First the good news: Things are not as bad as they could be, or as they were a few years ago. Through four rounds of surveys, running from 1995 to 2011, the World Values Survey observed a steady increase in the percentage of Americans backing the option of “a strong leader who does not have to bother with Congress and elections.” That sentiment rose from 24 percent of the public in 1995 to 29 percent in 1999, 32 percent in 2006, and 34 percent in 2011. Now it’s back down to exactly where it was in 1995—24 percent. That proportion is about the same as what a 2017 Pew Research Center survey found in the United Kingdom and Israel, and lower than in Japan (31 percent). But it is a lot higher than what Pew found in several other peer democracies, like Canada (17 percent), France (12 percent) and Germany (6 percent). More troubling has been the trend in support for “army rule.” That has steadily risen, from 8 percent in 1995 to 18 percent in our Voter Study Group survey last year. That is not only much higher than in Canada (10 percent) and Germany (4 percent), but also higher than in democracies that depend existentially on the army—namely Israel (10 percent) and South Korea (8 percent).

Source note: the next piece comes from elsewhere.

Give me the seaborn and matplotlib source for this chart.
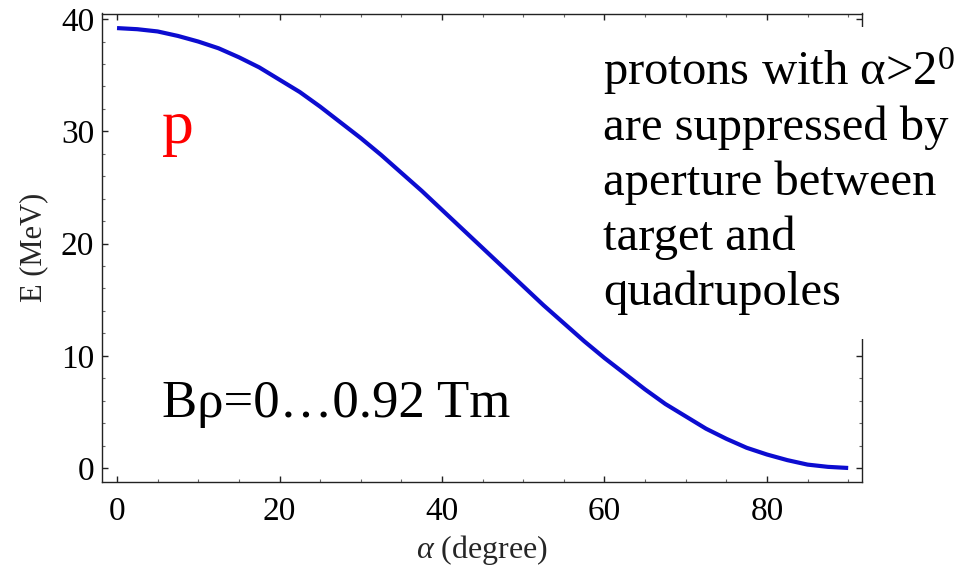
import matplotlib
matplotlib.use("Agg")
import matplotlib.pyplot as plt
from matplotlib.patches import Rectangle
from matplotlib.ticker import MultipleLocator
import pandas as pd
import seaborn as sns

# Proton energy versus emission angle
alpha_deg = [0, 2.5, 5, 7.5, 10, 12.5, 15, 17.5, 20, 22.5, 25, 27.5, 30, 32.5,
             35, 37.5, 40, 42.5, 45, 47.5, 50, 52.5, 55, 57.5, 60, 62.5, 65,
             67.5, 70, 72.5, 75, 77.5, 80, 82.5, 85, 87.5, 90]
energy_mev = [39.2, 39.1, 38.9, 38.5, 38.0, 37.4, 36.6, 35.7, 34.6, 33.5, 32.2,
              30.8, 29.4, 27.9, 26.3, 24.7, 23.0, 21.3, 19.6, 17.9, 16.2, 14.5,
              12.9, 11.3, 9.8, 8.4, 7.0, 5.7, 4.6, 3.5, 2.6, 1.8, 1.2, 0.7, 0.3,
              0.1, 0.0]
x_ticks = [0, 20, 40, 60, 80]
y_ticks = [0, 10, 20, 30, 40]

note_lines = ["protons with \u03b1>2$^{0}$",
              "are suppressed by",
              "aperture between",
              "target and",
              "quadrupoles"]

sns.set_style("ticks")
plt.rcParams["font.family"] = ["Liberation Serif", "DejaVu Serif"]
plt.rcParams["mathtext.fontset"] = "custom"
plt.rcParams["mathtext.rm"] = "Liberation Serif"
plt.rcParams["mathtext.it"] = "Liberation Serif:italic"

W, H = 963, 571
fig = plt.figure(figsize=(W / 100, H / 100), dpi=100)
fig.patch.set_facecolor("white")
ax = fig.add_axes([102 / W, 1 - 482 / H, (862 - 102) / W, (482 - 13.5) / H])
ax.set_facecolor("white")

df = pd.DataFrame({"alpha": alpha_deg, "E": energy_mev})
sns.lineplot(data=df, x="alpha", y="E", ax=ax, color="#0c0cd0",
             linewidth=3.0, solid_capstyle="butt", solid_joinstyle="round")

ax.set_xlim(-1.85, 91.7)
ax.set_ylim(-1.25, 40.5)
ax.set_xticks(x_ticks)
ax.set_yticks(y_ticks)
ax.xaxis.set_minor_locator(MultipleLocator(5))
ax.yaxis.set_minor_locator(MultipleLocator(2))

frame_color = "#222222"
for side in ["left", "right", "top", "bottom"]:
    ax.spines[side].set_visible(True)
    ax.spines[side].set_color(frame_color)
    ax.spines[side].set_linewidth(1.0)

ax.tick_params(which="both", direction="in", top=True, right=True,
               color=frame_color)
ax.tick_params(which="major", length=4, width=1.0, labelsize=24,
               labelcolor="black")
ax.tick_params(which="minor", length=2.5, width=0.8, color="#666666")
ax.tick_params(axis="x", which="major", pad=10.5)
ax.tick_params(axis="y", which="major", pad=5.5)

ax.set_xlabel(r"$\alpha$ (degree)", fontsize=23, labelpad=4)
ax.set_ylabel("E (MeV)", fontsize=22, labelpad=9)


def fx(px):
    return px / W


def fy(py):
    return 1 - py / H


# white panel behind the explanatory note on the right
fig.add_artist(Rectangle((fx(590), fy(339)), (W - 590) / W, (339 - 27) / H,
                         transform=fig.transFigure, facecolor="white",
                         edgecolor="none", zorder=5))

fig.text(fx(162), fy(143), "p", color="red", fontsize=46,
         ha="left", va="baseline", zorder=6)
fig.text(fx(162), fy(417), "B\u03c1=0\u20260.92 Tm", color="black",
         fontsize=38, ha="left", va="baseline", zorder=6)

baselines = [85, 140, 195, 250, 305]
for line, base in zip(note_lines, baselines):
    fig.text(fx(603), fy(base), line, color="black", fontsize=35,
             ha="left", va="baseline", zorder=6)

fig.savefig("out.png", dpi=100)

There is more encouraging news. The American public still backs democracy overwhelmingly as the best form of government. 86 percent say it’s a good or very good system. 82 percent say it’s very important to live in a democracy (by giving democracy at least an “8” on a 10-point scale of importance). And 78 percent say democracy is always “preferable to any other kind of government.” Moreover, in contrast to some analyses based on older data, we do not find that younger Americans are becoming more authoritarian or more likely than their older peers to embrace undemocratic options. In fact, those under 30 are the least likely age group to support a “strong leader” (“only” 20 percent do so). At the same time, however, younger voters (here including those between 30 and 44 years of age) are less likely to say that democracy is always preferable. Three in ten of these younger voters demur in this regard, compared to a fifth of those ages 45 to 64, and 15 percent of seniors.

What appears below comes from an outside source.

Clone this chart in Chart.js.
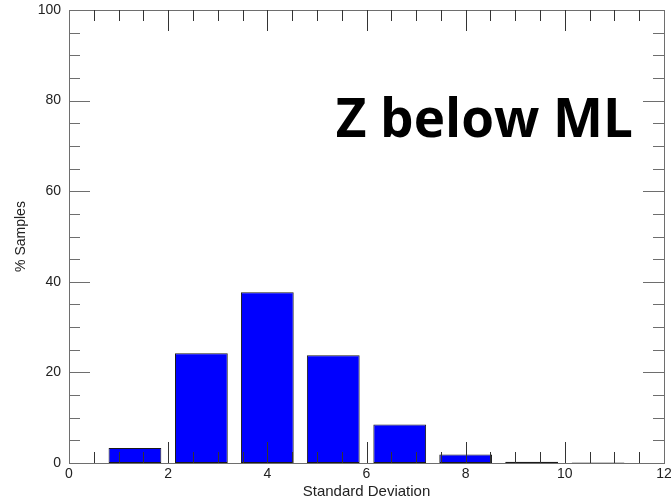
<!DOCTYPE html>
<html>
<head>
<meta charset="utf-8">
<script src="https://cdn.jsdelivr.net/npm/chart.js@4/dist/chart.umd.min.js"></script>
<style>
  html, body { margin: 0; padding: 0; background: #fff; }
  #wrap { width: 671px; height: 503px; position: relative; }
</style>
</head>
<body>
<div id="wrap"><canvas id="c" width="671" height="503"></canvas></div>
<script>
// Histogram bin centres (Standard Deviation)
const binCenters = [1.33, 2.67, 4.0, 5.33, 6.67, 8.0, 9.33, 10.67];
// % Samples in each bin
const percentSamples = [3.3, 24.2, 37.7, 23.8, 8.5, 1.9, 0.3, 0.1];
// Axis tick labels
const xTickValues = [0, 2, 4, 6, 8, 10, 12];
const yTickValues = [0, 20, 40, 60, 80, 100];
const xTitle = 'Standard Deviation';
const yTitle = '% Samples';
const annotationText = 'Z below ML';

const points = binCenters.map((x, i) => ({ x: x, y: percentSamples[i] }));

const AXIS_COLOR = '#6e6e6e';
const TICK_COLOR = '#333333';
const FONT = '"Liberation Sans", Arial, sans-serif';

const innerTicks = {
  id: 'innerTicks',
  afterDraw(chart) {
    const ctx = chart.ctx;
    const a = chart.chartArea;
    const xs = chart.scales.x, ys = chart.scales.y;
    ctx.save();
    ctx.lineWidth = 1;
    ctx.strokeStyle = AXIS_COLOR;
    ctx.strokeRect(Math.round(a.left) + 0.5, Math.round(a.top) + 0.5,
                   Math.round(a.right - a.left), Math.round(a.bottom - a.top));
    // x ticks (bottom and top), major every 2, minor every 0.5
    ctx.strokeStyle = TICK_COLOR;
    for (let v = 0.5; v < 12; v += 0.5) {
      const px = Math.round(xs.getPixelForValue(v)) + 0.5;
      const major = Math.abs(v / 2 - Math.round(v / 2)) < 1e-6;
      const l = major ? 21 : 11;
      ctx.beginPath();
      ctx.moveTo(px, a.bottom); ctx.lineTo(px, a.bottom - l);
      ctx.moveTo(px, a.top); ctx.lineTo(px, a.top + l);
      ctx.stroke();
    }
    // y ticks (left and right), major every 20, minor every 5
    ctx.strokeStyle = AXIS_COLOR;
    for (let v = 5; v < 100; v += 5) {
      const py = Math.round(ys.getPixelForValue(v)) + 0.5;
      const major = v % 20 === 0;
      const l = major ? 21 : 11;
      ctx.beginPath();
      ctx.moveTo(a.left, py); ctx.lineTo(a.left + l, py);
      ctx.moveTo(a.right, py); ctx.lineTo(a.right - l, py);
      ctx.stroke();
    }
    // annotation
    ctx.fillStyle = '#000';
    ctx.font = 'bold 53px "Open Sans"';
    ctx.textAlign = 'right';
    ctx.textBaseline = 'alphabetic';
    ctx.fillText(annotationText, a.right - 31, a.top + 127);
    ctx.restore();
  }
};

new Chart(document.getElementById('c'), {
  type: 'bar',
  data: {
    datasets: [{
      data: points,
      backgroundColor: '#0000ff',
      borderColor: '#1a1a1a',
      borderWidth: 1,
      borderSkipped: false,
      categoryPercentage: 1.0,
      barPercentage: 0.8
    }]
  },
  options: {
    responsive: false,
    animation: false,
    devicePixelRatio: 1,
    layout: { padding: { top: 10, right: 7, left: 0, bottom: 0 } },
    plugins: { legend: { display: false }, tooltip: { enabled: false } },
    scales: {
      x: {
        type: 'linear',
        min: 0, max: 12,
        offset: false,
        grid: { display: false, drawTicks: false },
        border: { display: false },
        afterBuildTicks(s) { s.ticks = xTickValues.map(v => ({ value: v })); },
        afterFit(s) { s.height = 40; s.paddingLeft = 0; s.paddingRight = 0; },
        ticks: {
          color: '#222', padding: 3, maxRotation: 0, autoSkip: false,
          font: { family: FONT, size: 14 }
        },
        title: {
          display: true, text: xTitle, color: '#222', padding: { top: 0, bottom: 2 },
          font: { family: FONT, size: 15 }
        }
      },
      y: {
        type: 'linear',
        min: 0, max: 100,
        grid: { display: false, drawTicks: false },
        border: { display: false },
        afterBuildTicks(s) { s.ticks = yTickValues.map(v => ({ value: v })); },
        afterFit(s) { s.width = 69; s.paddingTop = 0; s.paddingBottom = 0; },
        ticks: {
          color: '#222', padding: 8, autoSkip: false,
          font: { family: FONT, size: 14 }
        },
        title: {
          display: true, text: yTitle, color: '#222', padding: { top: 13, bottom: 0 },
          font: { family: FONT, size: 14 }
        }
      }
    }
  },
  plugins: [innerTicks]
});
</script>
</body>
</html>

Our findings closely track those of the Pew Research Center’s global survey on democracy, conducted in 2017 just a few months before our own. In that survey, 86 percent of Americans endorsed the idea of representative democracy (“where representatives elected by citizens decide what becomes law.”) That was about the same as in Canada, the United Kingdom, and Israel, only a little behind Germany (90 percent), and better than most others. Americans are not as disillusioned with their democracy as one might think, given our level of polarization and dysfunction. We found about six in ten Americans were at least somewhat satisfied with the way democracy is working in the United States. That is higher than what Pew found (46 percent), but satisfaction is a more volatile measure that moves with the state of politics and the economy. Aside from Canada and Germany, where 70 percent or more were satisfied with the way democracy functions, the American proportion compares well with other advanced democracies.
So what is there to worry about? We found several disturbing trends lurking beneath the surface. First, support for democracy is not as robust as we should hope for. We surveyed five measures of democratic commitment, asking respondents about their support for democracy, a strong leader, and army rule; the importance they attached to democracy on a 10-point scale; and whether they agreed that democracy is always preferable. As we note in the report, “Only a slim majority of Americans (54 percent) consistently express a pro-democratic position across all of our measures.” In fact, 28 percent of Americans give a nondemocratic response on at least two of our five items.
Second, and even more troubling, is the way that public ambivalence and hostility to democracy are interacting with the current highly polarized political context. We have had waves of illiberal sentiment in America before. In the absence of scientific survey data, we don’t know what proportions of the public doubted the efficacy of democracy or were willing to support an authoritarian strong leader in the 1930s, or during the anti-communist hysteria mobilized by Senator Joe McCarthy in the 1950s. Probably, the numbers then would have dwarfed those of today. But what we did not have back then was a President whose own commitment to democracy was fundamentally in doubt. Donald Trump represents something new and very dangerous in American democracy, and that danger is reflected in the deeper patterns of our data.
Among those Americans who supported a candidate in the presidential primaries, Trump supporters are substantially more supportive of a “strong leader” (32 percent) than are supporters of any other candidate from either major party (all of whom favored that option at levels of 20 percent or less). Voters for Trump in the general election are nearly twice as likely as Clinton voters to endorse this authoritarian option (29 to 16 percent). And those voters who switched from Obama in 2012 to Trump in 2016 leaned the most authoritarian of all—45 percent of them support a “strong leader.”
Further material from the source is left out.